The same is true of the two universities. They don't want a huge public debate about whether or not their privileged status should stay because they might lose out. A number of prominent people in both places, who are not prepared to talk on the record, do not think their privilege can be justified - particularly in a world where the priority is to improve the average level of education of the whole population rather than the education of a tiny elite.

The universities themselves are playing it cool. Professor Alec Broers, vice chancellor of Cambridge, declined to speak to The Independent. Dr Peter North, outgoing vice-chancellor of Oxford, reiterated the point made by the local MP Evan Harris that it costs money to sustain a university in a world league table. "We're competing with North American universities but we're doing so on much lower fee income and with endowments that are seven or eight times less," he adds. Moreover, employers want to recruit graduates produced via the Oxford and Cambridge tutorial system.

No one is certain what the outcome of the Government's inquiry will be. But the indications are that the HEFC will find some way to continue funding Oxford and Cambridge for its superior teaching model, but that the extra money will be less than they receive now. Certainly, academics at the two universities are bracing themselves for such an outcome.

funding question

It costs the taxpayer pounds 6,000 a year on average to teach an undergraduate at Oxbridge compared with pounds 4,000 elsewhere, according to figures from the Department of Education and Employment. But this official estimate is regarded as too high by sources at Oxbridge.
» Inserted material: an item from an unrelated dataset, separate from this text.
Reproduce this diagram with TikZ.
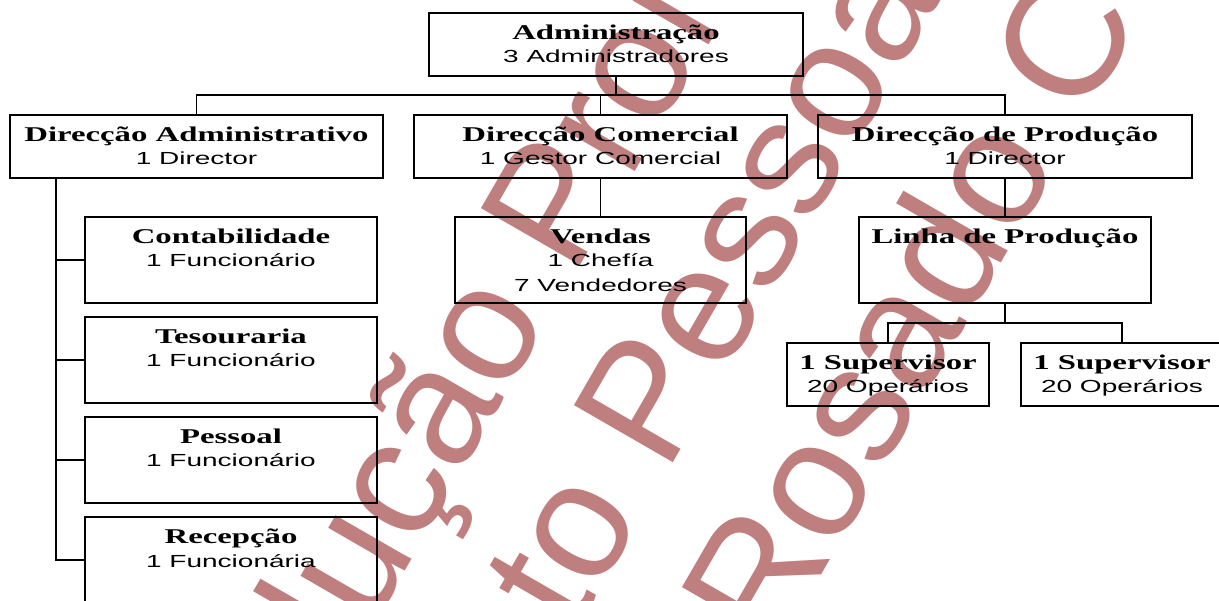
\documentclass[tikz,border=0pt]{standalone}
\usepackage{fontspec}
\newfontfamily\bxserif[FakeStretch=1.56]{Liberation Serif}
\newfontfamily\bxsans[FakeStretch=1.6]{Liberation Sans}
\newfontfamily\wmfont{Liberation Sans}
\usetikzlibrary{calc}
\definecolor{wmred}{RGB}{191,127,127}
\tikzset{
  orgbox/.style={draw=black, line width=1.8pt, inner sep=0pt, outer sep=0pt, anchor=north west},
  ttl/.style={font=\bxserif\bfseries\fontsize{21}{21}\selectfont, inner sep=0pt, anchor=base},
  sub/.style={font=\bxsans\fontsize{17.5}{17.5}\selectfont, inner sep=0pt, anchor=base},
  conn/.style={line width=1.8pt, line cap=rect},
  wm/.style={font=\wmfont\fontsize{166}{166}\selectfont, text=wmred, inner sep=0pt, anchor=base west, rotate=60},
}
\begin{document}
\begin{tikzpicture}[x=1pt,y=1pt]
\useasboundingbox (0,0) rectangle (1219,-601);
% watermark
\begin{scope}
\clip (0,0) rectangle (1219,-601);
\node[wm] (wm1) at (324.8,-709.4) {dução Proi};
\node[wm] (wm2) at (574.4,-634.2) {to Pessoa};
\node[wm] (wm3) at (774.1,-657.1) {Rosado C};
\end{scope}
% boxes
\node[orgbox, minimum width=374pt, minimum height=63pt] (admin) at (429,-13) {};
\node[orgbox, minimum width=373pt, minimum height=63pt] (dadm) at (10,-115) {};
\node[orgbox, minimum width=373pt, minimum height=63pt] (dcom) at (414,-115) {};
\node[orgbox, minimum width=374pt, minimum height=63pt] (dprod) at (818,-115) {};
\node[orgbox, minimum width=292pt, minimum height=86pt] (contab) at (85,-217) {};
\node[orgbox, minimum width=292pt, minimum height=86pt] (tes) at (85,-317) {};
\node[orgbox, minimum width=292pt, minimum height=86pt] (pess) at (85,-417) {};
\node[orgbox, minimum width=292pt, minimum height=86pt] (recep) at (85,-517) {};
\node[orgbox, minimum width=291pt, minimum height=86pt] (vendas) at (455,-217) {};
\node[orgbox, minimum width=292pt, minimum height=86pt] (linha) at (859,-217) {};
\node[orgbox, minimum width=202pt, minimum height=63pt] (sup1) at (787,-343) {};
\node[orgbox, minimum width=202pt, minimum height=63pt] (sup2) at (1021,-343) {};
% texts
\node[ttl] (admin-a) at (616,-39.5) {Administração};
\node[sub] (admin-b) at (616,-63) {3 Administradores};
\node[ttl] (dadm-a) at (196.5,-141.5) {Direcção Administrativo};
\node[sub] (dadm-b) at (196.5,-165) {1 Director};
\node[ttl] (dcom-a) at (600.5,-141.5) {Direcção Comercial};
\node[sub] (dcom-b) at (600.5,-165) {1 Gestor Comercial};
\node[ttl] (dprod-a) at (1005,-141.5) {Direcção de Produção};
\node[sub] (dprod-b) at (1005,-165) {1 Director};
\node[ttl] (contab-a) at (231,-243.5) {Contabilidade};
\node[sub] (contab-b) at (231,-267) {1 Funcionário};
\node[ttl] (tes-a) at (231,-343.5) {Tesouraria};
\node[sub] (tes-b) at (231,-367) {1 Funcionário};
\node[ttl] (pess-a) at (231,-443.5) {Pessoal};
\node[sub] (pess-b) at (231,-467) {1 Funcionário};
\node[ttl] (recep-a) at (231,-543.5) {Recepção};
\node[sub] (recep-b) at (231,-567) {1 Funcionária};
\node[ttl] (vendas-a) at (600.5,-243.5) {Vendas};
\node[sub] (vendas-b) at (600.5,-267) {1 Chefía};
\node[sub] (vendas-c) at (600.5,-292) {7 Vendedores};
\node[ttl] (linha-a) at (1005,-243.5) {Linha de Produção};
\node[ttl] (sup1-a) at (888,-369.5) {1 Supervisor};
\node[sub] (sup1-b) at (888,-393) {20 Operários};
\node[ttl] (sup2-a) at (1122,-369.5) {1 Supervisor};
\node[sub] (sup2-b) at (1122,-393) {20 Operários};
% connectors
\coordinate (bus) at (616,-95);
\coordinate (spine) at (56,-178);
\coordinate (bus2) at (1005,-323);
\draw[conn] (admin.south) -- (bus);
\draw[conn] (dadm.north) |- (bus) -| (dprod.north);
\draw[conn] (dcom.north) -- (dcom.north |- bus);
\draw[conn] (spine) |- (recep.west);
\draw[conn] (contab.west) -- (contab.west -| spine);
\draw[conn] (tes.west) -- (tes.west -| spine);
\draw[conn] (pess.west) -- (pess.west -| spine);
\draw[conn] (dcom.south) -- (dcom.south |- vendas.north);
\draw[conn] (dprod.south) -- (dprod.south |- linha.north);
\draw[conn] (linha.south) -- (bus2);
\draw[conn] (sup1.north) |- (bus2) -| (sup2.north);
\end{tikzpicture}
\end{document}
Funding of the two universities is fiendishly complicated. That is because funding comes from two sources: the universities themselves receive money from the Higher Education Funding Council; the colleges receive a fee for each student via the local authorities. That pays for college costs: tuition, libraries and other facilities. But the HEFC grant to the two universities is reduced by 40 per cent to take account of college fees. After that deduction is made, the two universities still receive an extra pounds 35m from the taxpayer.